State Treasurer Riley Moore today announced the introduction of legislation he proposed to lawmakers prohibiting the use of credit and debit card transactions to surveil lawful gun and ammunition purchases in West Virginia.

House Bill 2004, The Second Amendment Financial Privacy Act, would prohibit financial institutions from using credit card merchant category codes assigned to firearm and ammunition retailers to discriminate against West Virginians’ constitutionally guaranteed right to bear arms or enable government agencies to track lawful gun and ammunition purchases.

“Woke activists in Congress and their allies on Wall Street continue to find new ways to undermine our freedoms and way of life,” Treasurer Moore said. “The Second Amendment Financial Privacy Act will protect West Virginians from efforts to create a de facto national gun registry using credit and debit card records.”

Working with lawmakers, Treasurer Moore formally requested the introduction of this bill to protect West Virginians’ Second Amendment rights. House Bill 2004 was introduced in the House of Delegates today and is sponsored by Committee on Government Organization Chairman Chris Phillips, R-Barbour.

Last September, a panel of the International Organization for Standardization – a nongovernmental organization that develops a wide range of industrial and commercial standards – approved a petition by New York-based Amalgamated Bank for the creation of a new “merchant category code” (MCC) that singles out gun and ammunition retailers. Merchant category codes are used by credit card companies to identify the type of business in which a merchant is engaged.

Amalgamated Bank’s petition was supported by a wide range of gun control advocacy groups and liberal politicians, including U.S. Sen. Elizabeth Warren, D-Mass., and New York City Mayor Eric Adams.

Advocates for the switch are urging the nation’s major credit card companies to use the code to begin monitoring gun and ammunition purchases. If they flag gun or ammunition purchases, they could then notify law enforcement and share that data in order to investigate or make an arrest.

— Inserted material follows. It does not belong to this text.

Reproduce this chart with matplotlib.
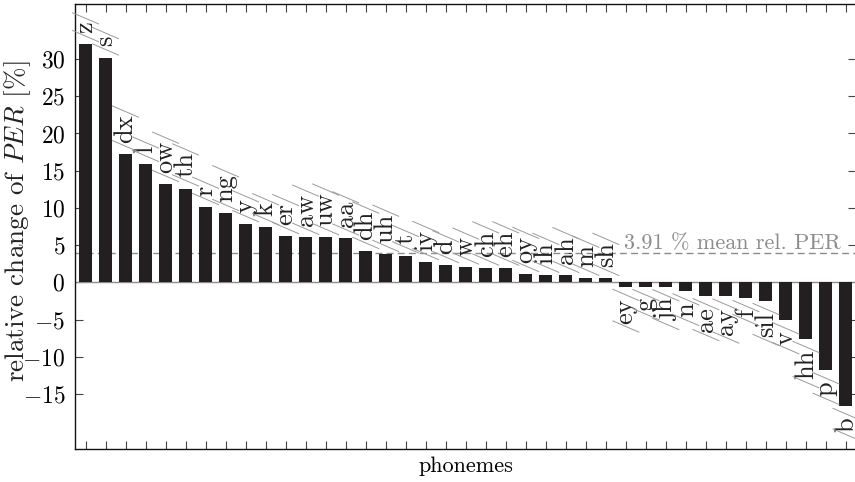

In addition to prohibiting credit card companies from discriminating against consumers and merchants engaged in firearms or ammunition purchases and banning disclosure of financial records to government agencies, the bill would also disqualify financial institutions that violate this act from competitive bidding of state contracts.

“West Virginians have a constitutionally protected right to bear arms and purchase guns and ammunition without being discriminated against by government or the financial services industry,” Treasurer Moore said. “I hope we can pass this bill to protect our citizens from this blatant end-run around their Second Amendment rights.”